高校履修漏れ問題の本質について 2006/10/27


☆昨今のニュースにおいて、全国の公私立高校で大学受験対応のために必修科目を履修させず、単位不足のために生徒の卒業が危ぶまれていると報道されておりました。 現在この問題は全国の高校で起こっており、26日の朝日新聞の論調では、一面トップで『ルールを無視、重い責任』という見出しで現場の規則違反を問題にしておりました。 しかし、全国で1〜2校、或いは最大でも数校でのことなら、紙面の通り現場に責任があることは明白ですが、全国大半の都道府県で一律に、そして400校以上もの高校でこのような事が行なわれており、そしてそれは過去5年以上にわたって継続して行なわれてきた実態である、といいます。

 これはとりもなおさず、その最大の元凶と責任は教育の現場にあるのではなく、現状を無視し放置してきた文部科学省とその制度政策そのものにある、といってよいことである筈です。

かつて哲人のソクラテスは『悪法も法である』と言いましたが、現状を無視し、現場と全く乖離した法律や政令を垂れ流し、その矛盾に全く関心も寄せない文部科学省こそが責任を糾弾されるべきだと思います。 現代の民主主義社会においては、『悪法は即、訂正されるべき』であり、それを長年にわたって怠った当局の責任は厳しく追及されなければならない筈です。

 もちろん、今回の一番の被害者である高校生達に、これ以上の精神的肉体的負担を負わせるべきではありません。 また百歩譲って、その『必修』とされる科目が、彼等の今後の人生において多大な影響を及ぼすものであるならそれもやむを得ないでしょう。 しかし日本史や世界史など、現在の日本の歴史教育の内容そのものが、本来のあるべき姿、即ち『旧きを訪ねて新しきを知る』ための教育ではなく、単なる『お受験のための詰め込み』教育に成り下がっている現状では、履修不足科目の無理やりの授業強行は、単なる文部科学省の面子のためにのみ、彼等の貴重な時間が浪費される事になりかねません。

 多少うがった見方をするなら、今回の阿部内閣の発足により、教育制度の抜本的見直し論が叫ばれて審議会も発足したこの時期において、過去5年以上も放置され黙認されてきたこの問題が、ここで突然クローズアップされたのは、縄張りを乱されたくない文科省の役人連中が、自ら演出した『猿芝居』に他ならないのではないでしょうか。 若し本当に彼等が現場の実態を全く知らず、ここにきてはじめて実態が判ったのであれば、文科省はこれまで全く仕事をしていなかったことになり、省の存在価値は完全に”0”であったということに他なりません。 やはり彼等は実態を知っており、彼等の省益を守るという思惑から意図的に問題視し、『現場はすぐに悪いことをするから、自分達文部科学省の権限を強化すべきである!』といったメッセージを出したい訳なのです。
 もしそうであるなら、全くふざけた連中であり、文科省の解体も考えねばならない事になってしまいます。 安倍政権としても、厳しくこの騒動を監視してもらいたいものです。
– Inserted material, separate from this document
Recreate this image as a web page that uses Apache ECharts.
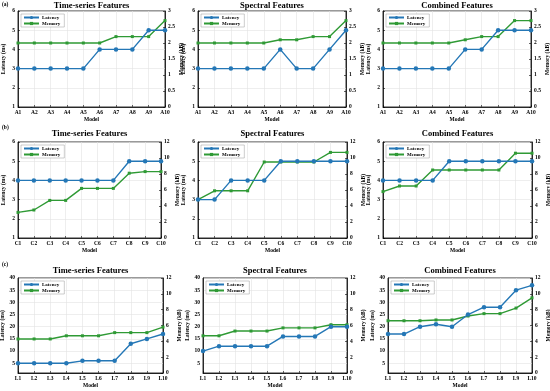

 こんなばかげた騒動に踊らされないよう、生徒諸君、そして現場の先生方、頑張れ!

 (11/2追記)
☆方向としては、文部科学省の思惑通りの流れに進んでいるようです。
履修漏れ教科を最大70時間履修させるということで、決着させるという政府の方針と報道されています。 同時に現場の責任問題、つまり特に各県の教育委員会の責任が叫ばれてきております。 この先は、やはり中央の権限強化の方向に持ってゆきたいのでしょう。 全ては幹部役人連中の筋書き通りに進んでいるようです。

 しかし、その中で意図的に置き去りにされているのが、昨年までの未履修者の扱いです。 この問題は5年以上前から遡って存在しており、たまたま(実際は文科省が意図的に)発覚した本年の対象となる生徒だけに履修を押し付けているわけです。 法の下の平等が基本のはずですから、もう既に大学を卒業して社会人になっている人達の高校卒業認定も、若し未履修であれば過去に遡って取り消すか若しくは改めて補習を受けささねばならない事になってしまうのです。 この点を意図的に無視し、小手先だけの対応でお茶を濁そうとする姿勢は、やはり今回の騒動は安倍政権の教育政策審議会に対するブラフ以外の何物でもないということがバレバレだということに他なりません。